Directive:
Everything in the listing except the pictures should be written out exactly.

Supplied material:
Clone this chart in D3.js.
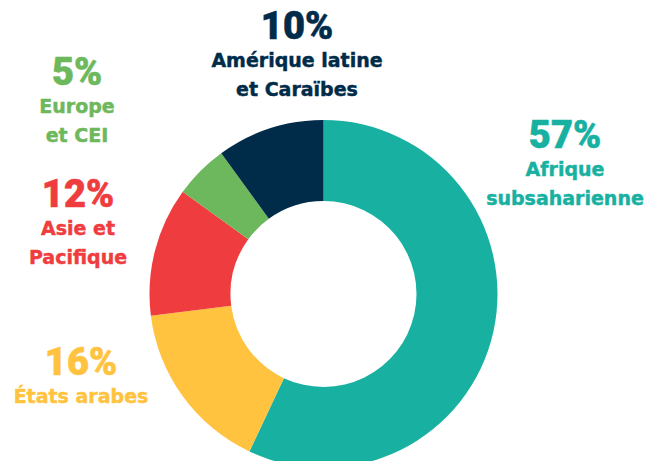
<!DOCTYPE html>
<html>
<head>
<meta charset="utf-8">
<script src="https://cdn.jsdelivr.net/npm/d3@7"></script>
<style>
  html, body { margin: 0; padding: 0; background: #ffffff; }
  svg { display: block; }
  text.name { font-family: "DejaVu Sans", sans-serif; font-weight: bold; }
  text.pct { font-family: Roboto, "Liberation Sans", sans-serif; font-weight: 900; }
</style>
</head>
<body>
<svg id="chart" width="650" height="461"></svg>
<script>
// Data
const regions = ["Afrique subsaharienne", "États arabes", "Asie et Pacifique", "Europe et CEI", "Amérique latine et Caraïbes"];
const shares = [57, 16, 12, 5, 10];
const colors = ["#18b1a1", "#ffc33f", "#ef3d3f", "#6db85c", "#002b49"];
const percentLabels = ["57%", "16%", "12%", "5%", "10%"];
const nameLines = [
  ["Afrique", "subsaharienne"],
  ["États arabes"],
  ["Asie et", "Pacifique"],
  ["Europe", "et CEI"],
  ["Amérique latine", "et Caraïbes"]
];

// Layout
const W = 650, H = 461;
const cx = 323.5, cy = 294;
const outerR = 174, innerR = 93;
// label anchor (centre x, baseline y of the percentage line)
const labelPos = [
  {x: 565, y: 148},
  {x: 81,  y: 375},
  {x: 78,  y: 207},
  {x: 77,  y: 85},
  {x: 297, y: 39}
];
const pctSize = 38, nameSize = 19, lineGap = 29, firstGap = 28;

const svg = d3.select("#chart");
const data = regions.map((r, i) => ({region: r, value: shares[i], i}));

const pie = d3.pie().sort(null).value(d => d.value);
const arc = d3.arc().innerRadius(innerR).outerRadius(outerR);
const color = d3.scaleOrdinal().domain(regions).range(colors);

const g = svg.append("g").attr("transform", `translate(${cx},${cy})`);
g.selectAll("path")
  .data(pie(data))
  .join("path")
  .attr("d", arc)
  .attr("fill", d => color(d.data.region));

const labels = svg.selectAll("g.label")
  .data(data)
  .join("g")
  .attr("class", "label")
  .attr("fill", d => color(d.region))
  .attr("stroke", d => color(d.region))
  .attr("text-anchor", "middle");

labels.append("text")
  .attr("class", "pct")
  .attr("x", d => labelPos[d.i].x)
  .attr("y", d => labelPos[d.i].y)
  .attr("font-size", pctSize)
  .attr("stroke-width", 0.6)
  .text(d => percentLabels[d.i]);

labels.each(function(d) {
  const sel = d3.select(this);
  nameLines[d.i].forEach((line, k) => {
    sel.append("text")
      .attr("class", "name")
      .attr("x", labelPos[d.i].x)
      .attr("y", labelPos[d.i].y + firstGap + k * lineGap)
      .attr("font-size", nameSize)
      .attr("stroke-width", 0.45)
      .text(line);
  });
});
</script>
</body>
</html>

Response to the exercise:
Clone this chart in D3.js.
<!DOCTYPE html>
<html>
<head>
<meta charset="utf-8">
<script src="https://cdn.jsdelivr.net/npm/d3@7"></script>
<style>
  html, body { margin: 0; padding: 0; background: #ffffff; }
  svg { display: block; }
  text.name { font-family: "DejaVu Sans", sans-serif; font-weight: bold; }
  text.pct { font-family: Roboto, "Liberation Sans", sans-serif; font-weight: 900; }
</style>
</head>
<body>
<svg id="chart" width="650" height="461"></svg>
<script>
// Data
const regions = ["Afrique subsaharienne", "États arabes", "Asie et Pacifique", "Europe et CEI", "Amérique latine et Caraïbes"];
const shares = [57, 16, 12, 5, 10];
const colors = ["#18b1a1", "#ffc33f", "#ef3d3f", "#6db85c", "#002b49"];
const percentLabels = ["57%", "16%", "12%", "5%", "10%"];
const nameLines = [
  ["Afrique", "subsaharienne"],
  ["États arabes"],
  ["Asie et", "Pacifique"],
  ["Europe", "et CEI"],
  ["Amérique latine", "et Caraïbes"]
];

// Layout
const W = 650, H = 461;
const cx = 323.5, cy = 294;
const outerR = 174, innerR = 93;
// label anchor (centre x, baseline y of the percentage line)
const labelPos = [
  {x: 565, y: 148},
  {x: 81,  y: 375},
  {x: 78,  y: 207},
  {x: 77,  y: 85},
  {x: 297, y: 39}
];
const pctSize = 38, nameSize = 19, lineGap = 29, firstGap = 28;

const svg = d3.select("#chart");
const data = regions.map((r, i) => ({region: r, value: shares[i], i}));

const pie = d3.pie().sort(null).value(d => d.value);
const arc = d3.arc().innerRadius(innerR).outerRadius(outerR);
const color = d3.scaleOrdinal().domain(regions).range(colors);

const g = svg.append("g").attr("transform", `translate(${cx},${cy})`);
g.selectAll("path")
  .data(pie(data))
  .join("path")
  .attr("d", arc)
  .attr("fill", d => color(d.data.region));

const labels = svg.selectAll("g.label")
  .data(data)
  .join("g")
  .attr("class", "label")
  .attr("fill", d => color(d.region))
  .attr("stroke", d => color(d.region))
  .attr("text-anchor", "middle");

labels.append("text")
  .attr("class", "pct")
  .attr("x", d => labelPos[d.i].x)
  .attr("y", d => labelPos[d.i].y)
  .attr("font-size", pctSize)
  .attr("stroke-width", 0.6)
  .text(d => percentLabels[d.i]);

labels.each(function(d) {
  const sel = d3.select(this);
  nameLines[d.i].forEach((line, k) => {
    sel.append("text")
      .attr("class", "name")
      .attr("x", labelPos[d.i].x)
      .attr("y", labelPos[d.i].y + firstGap + k * lineGap)
      .attr("font-size", nameSize)
      .attr("stroke-width", 0.45)
      .text(line);
  });
});
</script>
</body>
</html>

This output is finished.